— START Exercise data —
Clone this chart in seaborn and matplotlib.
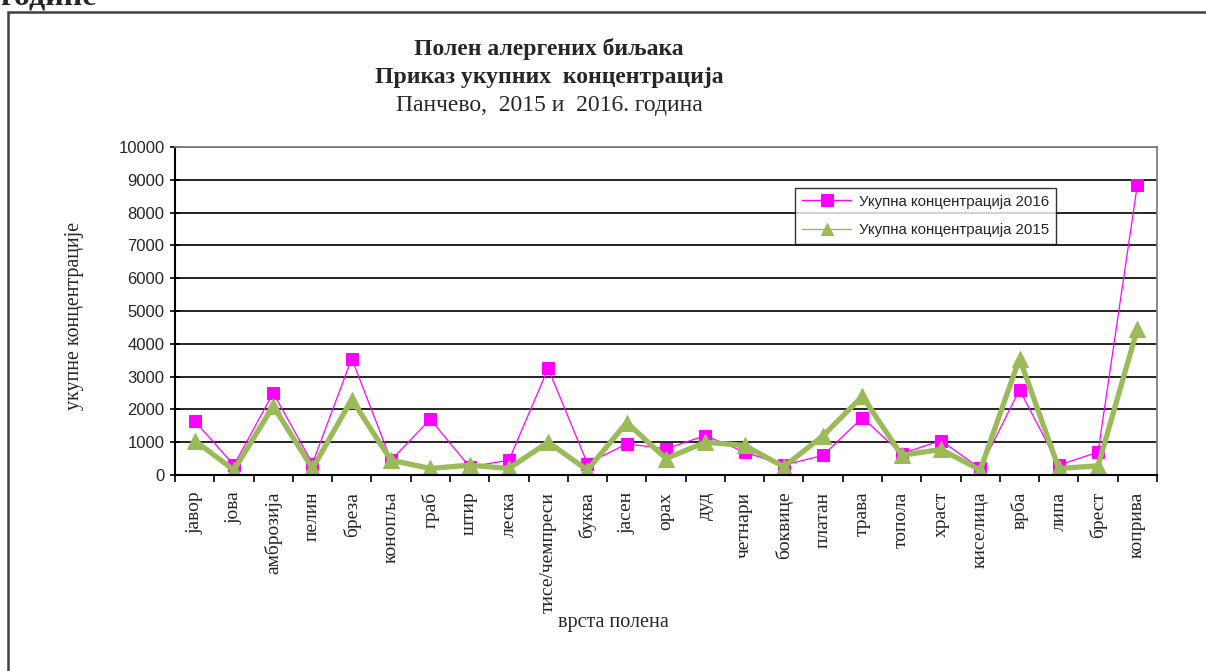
import matplotlib
matplotlib.use("Agg")
import matplotlib.pyplot as plt
import matplotlib.patches as mpatches
import seaborn as sns
import pandas as pd
import numpy as np

categories = ["јавор", "јова", "амброзија", "пелин", "бреза", "конопља", "граб", "штир",
              "леска", "тисе/чемпреси", "буква", "јасен", "орах", "дуд", "четнари", "боквице",
              "платан", "трава", "топола", "храст", "киселица", "врба", "липа", "брест", "коприва"]
conc_2016 = [1650, 300, 2500, 350, 3550, 450, 1700, 250, 450, 3250, 350, 950, 800, 1200,
             700, 300, 600, 1750, 650, 1050, 200, 2600, 300, 700, 8850]
conc_2015 = [1050, 150, 2100, 200, 2300, 450, 200, 300, 200, 1000, 150, 1600, 500, 1000,
             900, 250, 1200, 2400, 600, 780, 150, 3550, 200, 280, 4450]
series_labels = ["Укупна концентрација 2016", "Укупна концентрација 2015"]
yticks = list(range(0, 10001, 1000))

sns.set_theme(style="white")
plt.rcParams['font.family'] = ['Liberation Serif', 'DejaVu Serif']

fig = plt.figure(figsize=(12.06, 6.71), dpi=100)
ax = fig.add_axes([175/1206, 1-475/671, (1157-175)/1206, (475-147)/671])

df16 = pd.DataFrame({"cat": categories, "val": conc_2016})
df15 = pd.DataFrame({"cat": categories, "val": conc_2015})

sns.lineplot(data=df16, x="cat", y="val", ax=ax, color="#FF00FF", lw=0.9, marker="s",
             markersize=9, markeredgecolor="#FF00FF", sort=False, label=series_labels[0])
sns.lineplot(data=df15, x="cat", y="val", ax=ax, color="#9BBB59", lw=3.8, marker="^",
             markersize=12, markeredgecolor="#9BBB59", sort=False, label=series_labels[1])

ax.set_xlim(-0.5, len(categories) - 0.5)
ax.set_ylim(0, 10000)
ax.set_yticks(yticks)
ax.set_yticklabels([str(t) for t in yticks], family=['Liberation Sans'], fontsize=12)
ax.yaxis.grid(True, color="black", lw=1.2)
ax.set_axisbelow(True)
ax.tick_params(axis='y', which='major', direction='inout', length=7, width=1.2, color='black', left=True, pad=4)

ax.set_xticks(range(len(categories)))
ax.set_xticklabels(categories, rotation=90, fontsize=14, family=['Liberation Serif'])
ax.tick_params(axis='x', which='major', length=0, pad=12)
ax.set_xticks(np.arange(-0.5, len(categories), 1), minor=True)
ax.tick_params(axis='x', which='minor', direction='out', length=5, width=1.2, color='black', bottom=True)

for s in ["left", "bottom"]:
    ax.spines[s].set_color("black")
    ax.spines[s].set_linewidth(1.5)
for s in ["top", "right"]:
    ax.spines[s].set_color("#808080")
    ax.spines[s].set_linewidth(1.3)

ax.set_xlabel("")
ax.set_ylabel("")
fig.text(613/1206, 1-623/671, "врста полена", ha="center", va="center", fontsize=14.5)
fig.text(74/1206, 1-316/671, "укупне концентрације", ha="center", va="center", rotation=90, fontsize=14.3)

fig.text(549/1206, 1-49/671, "Полен алергених биљака", ha="center", va="center", fontsize=17, fontweight="bold")
fig.text(549/1206, 1-77/671, "Приказ укупних  концентрација", ha="center", va="center", fontsize=17, fontweight="bold")
fig.text(549/1206, 1-105/671, "Панчево,  2015 и  2016. година", ha="center", va="center", fontsize=17)

fig.text(0/1206, 1-4/671, "године", ha="left", va="baseline", fontsize=23, fontweight="bold")

leg = ax.legend(loc="upper left", bbox_to_anchor=((795-175)/(1157-175), 1-(188-147)/(475-147)),
                frameon=True, fancybox=False, prop={'family': 'Liberation Sans', 'size': 10.8},
                handlelength=3.3, borderpad=0.45, labelspacing=0.95, handletextpad=0.5,
                borderaxespad=0)
leg.get_frame().set_edgecolor("black")
leg.get_frame().set_linewidth(1.0)
for h in leg.get_lines():
    h.set_linewidth(1.0)
    h.set_markersize(8)

rect = mpatches.Rectangle((8/1206, -0.1), 1.2, 1.1 - 12/671, transform=fig.transFigure,
                          fill=False, edgecolor="#404040", lw=1.8)
fig.patches.append(rect)

fig.savefig("out.png", dpi=100)
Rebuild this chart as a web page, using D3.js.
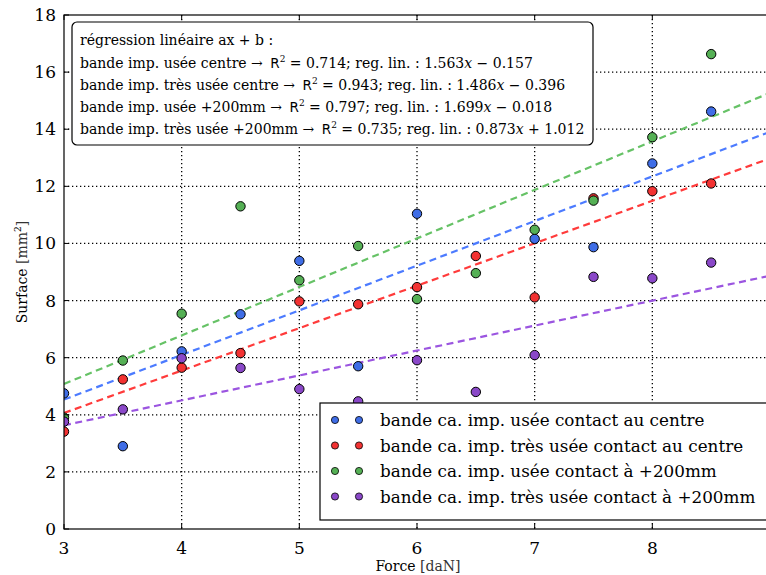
<!DOCTYPE html>
<html><head><meta charset="utf-8">
<script src="https://cdn.jsdelivr.net/npm/d3@7/dist/d3.min.js"></script>
<style>
body{margin:0;background:#fff;}
svg{display:block;}
</style></head>
<body>
<svg id="chart" width="766" height="575"></svg>
<script>
// ---- data ----
const forces = [3, 3.5, 4, 4.5, 5, 5.5, 6, 6.5, 7, 7.5, 8, 8.5];
const usCentre   = [4.75, 2.9, 6.22, 7.52, 9.39, 5.7, 11.04, null, 10.16, 9.87, 12.8, 14.62];
const tusCentre  = [3.41, 5.24, 5.65, 6.16, 7.97, 7.87, 8.47, 9.56, 8.11, 11.58, 11.83, 12.1];
const us200      = [3.9, 5.9, 7.54, 11.3, 8.71, 9.91, 8.05, 8.96, 10.48, 11.5, 13.72, 16.63];
const tus200     = [3.76, 4.19, 5.98, 5.64, 4.9, 4.47, 5.91, 4.8, 6.09, 8.83, 8.78, 9.33];
const seriesNames = ["bande ca. imp. usée contact au centre", "bande ca. imp. très usée contact au centre",
                     "bande ca. imp. usée contact à +200mm", "bande ca. imp. très usée contact à +200mm"];
const regNames = ["bande imp. usée centre", "bande imp. très usée centre", "bande imp. usée +200mm", "bande imp. très usée +200mm"];
const slopes = [1.563, 1.486, 1.699, 0.873];
const intercepts = [-0.157, -0.396, -0.018, 1.012];
const r2 = ["0.714", "0.943", "0.797", "0.735"];
const slopeLabels = ["1.563", "1.486", "1.699", "0.873"];
const interceptLabels = ["− 0.157", "− 0.396", "− 0.018", "+ 1.012"];
const xTicks = [3, 4, 5, 6, 7, 8];
const yTicks = [0, 2, 4, 6, 8, 10, 12, 14, 16, 18];
const xGrid = [4, 5, 6, 7, 8];
const yGrid = [2, 4, 6, 8, 10, 12, 14, 16];
const xDomain = [3, 9];
const yDomain = [0, 18];
const pointColors = ["#3f6de6", "#f23232", "#55b055", "#8a48c8"];
const lineColors = ["#4c7bff", "#ff3b3b", "#66c266", "#9b55e0"];

const allSeries = [usCentre, tusCentre, us200, tus200];
const SERIF = "DejaVu Serif";

// ---- layout ----
const svg = d3.select("#chart");
const L = 64, T = 15, B = 529, R = 770;
const x = d3.scaleLinear().domain(xDomain).range([L, R]);
const y = d3.scaleLinear().domain(yDomain).range([B, T]);

// grid
const grid = svg.append("g");
grid.selectAll("line.vx").data(xGrid).enter().append("line")
  .attr("x1", d => x(d)).attr("x2", d => x(d)).attr("y1", T).attr("y2", B)
  .attr("stroke", "#000").attr("stroke-width", 1.3).attr("stroke-dasharray", "1.3,2.7");
grid.selectAll("line.hy").data(yGrid).enter().append("line")
  .attr("x1", L).attr("x2", R).attr("y1", d => y(d)).attr("y2", d => y(d))
  .attr("stroke", "#000").attr("stroke-width", 1.3).attr("stroke-dasharray", "1.3,2.7");

// regression lines
svg.append("clipPath").attr("id", "clip").append("rect")
  .attr("x", L).attr("y", T).attr("width", R - L).attr("height", B - T);
const plot = svg.append("g").attr("clip-path", "url(#clip)");
slopes.forEach((a, i) => {
  const b = intercepts[i];
  plot.append("line")
    .attr("x1", x(xDomain[0])).attr("y1", y(a * xDomain[0] + b))
    .attr("x2", x(xDomain[1])).attr("y2", y(a * xDomain[1] + b))
    .attr("stroke", lineColors[i]).attr("stroke-width", 2.2)
    .attr("stroke-dasharray", "7,4.5");
});

// points
allSeries.forEach((vals, i) => {
  const pts = forces.map((f, j) => [f, vals[j]]).filter(p => p[1] != null);
  plot.selectAll(null).data(pts).enter().append("circle")
    .attr("cx", d => x(d[0])).attr("cy", d => y(d[1])).attr("r", 4.7)
    .attr("fill", pointColors[i]).attr("stroke", "#000").attr("stroke-width", 1);
});

// axes ticks (inside)
const axes = svg.append("g");
xTicks.forEach(t => {
  axes.append("line").attr("x1", x(t)).attr("x2", x(t)).attr("y1", B).attr("y2", B - 5).attr("stroke", "#000");
  axes.append("line").attr("x1", x(t)).attr("x2", x(t)).attr("y1", T).attr("y2", T + 5).attr("stroke", "#000");
  axes.append("text").attr("x", x(t)).attr("y", B + 25).attr("text-anchor", "middle")
    .attr("font-family", SERIF).attr("font-size", 17).text(t);
});
yTicks.forEach(t => {
  axes.append("line").attr("x1", L).attr("x2", L + 5).attr("y1", y(t)).attr("y2", y(t)).attr("stroke", "#000");
  axes.append("text").attr("x", L - 8).attr("y", y(t) + 6).attr("text-anchor", "end")
    .attr("font-family", SERIF).attr("font-size", 17).text(t);
});
// frame
axes.append("rect").attr("x", L).attr("y", T).attr("width", R - L).attr("height", B - T)
  .attr("fill", "none").attr("stroke", "#000").attr("stroke-width", 1.2);

// axis labels
const xl = svg.append("text").attr("x", 418).attr("y", 571).attr("text-anchor", "middle")
  .attr("font-family", SERIF).attr("font-size", 14);
xl.append("tspan").text("Force ");
xl.append("tspan").attr("fill", "#333").text("[daN]");
const yl = svg.append("text").attr("transform", "translate(27,272) rotate(-90)").attr("text-anchor", "middle")
  .attr("font-family", SERIF).attr("font-size", 14);
yl.append("tspan").text("Surface ");
yl.append("tspan").attr("fill", "#333").text("[mm");
yl.append("tspan").attr("font-size", 9).attr("dy", -6).text("2");
yl.append("tspan").attr("dy", 6).attr("fill", "#333").text("]");

// regression info box
const box = svg.append("g");
box.append("rect").attr("x", 72).attr("y", 22).attr("width", 521).attr("height", 123)
  .attr("rx", 5).attr("fill", "#fff").attr("stroke", "#000").attr("stroke-width", 1.2);
box.append("text").attr("x", 80).attr("y", 45).attr("font-family", SERIF).attr("font-size", 14)
  .text("régression linéaire ax + b :");
regNames.forEach((n, i) => {
  const t = box.append("text").attr("x", 80).attr("y", 68 + i * 22).attr("font-family", SERIF).attr("font-size", 14);
  t.append("tspan").text(n + " → ");
  t.append("tspan").attr("font-family", "DejaVu Sans").attr("font-size", 13.5).attr("dx", 3).text("R");
  t.append("tspan").attr("font-size", 9).attr("dy", -6).text("2");
  t.append("tspan").attr("dy", 6).text(" = " + r2[i] + ";  reg. lin. : " + slopeLabels[i]);
  t.append("tspan").attr("font-style", "italic").text("x");
  t.append("tspan").text(" " + interceptLabels[i]);
});

// series legend
const leg = svg.append("g");
leg.append("rect").attr("x", 320).attr("y", 403).attr("width", 460).attr("height", 117)
  .attr("fill", "#fff").attr("stroke", "#000").attr("stroke-width", 1.2);
seriesNames.forEach((n, i) => {
  const cy = 420 + i * 25.5;
  [335, 359].forEach(cx => leg.append("circle").attr("cx", cx).attr("cy", cy).attr("r", 3.6)
    .attr("fill", pointColors[i]).attr("stroke", "#000").attr("stroke-width", 0.8));
  leg.append("text").attr("x", 380).attr("y", cy + 6).attr("font-family", SERIF).attr("font-size", 16.8).text(n);
});
</script>
</body></html>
— END Exercise data —
**Exercise objective:** Leave the pictures out and please restate exactly the lines running from the start of the material through the one with "import numpy as np".

**Finished exercise:**
Clone this chart in seaborn and matplotlib.
import matplotlib
matplotlib.use("Agg")
import matplotlib.pyplot as plt
import matplotlib.patches as mpatches
import seaborn as sns
import pandas as pd
import numpy as np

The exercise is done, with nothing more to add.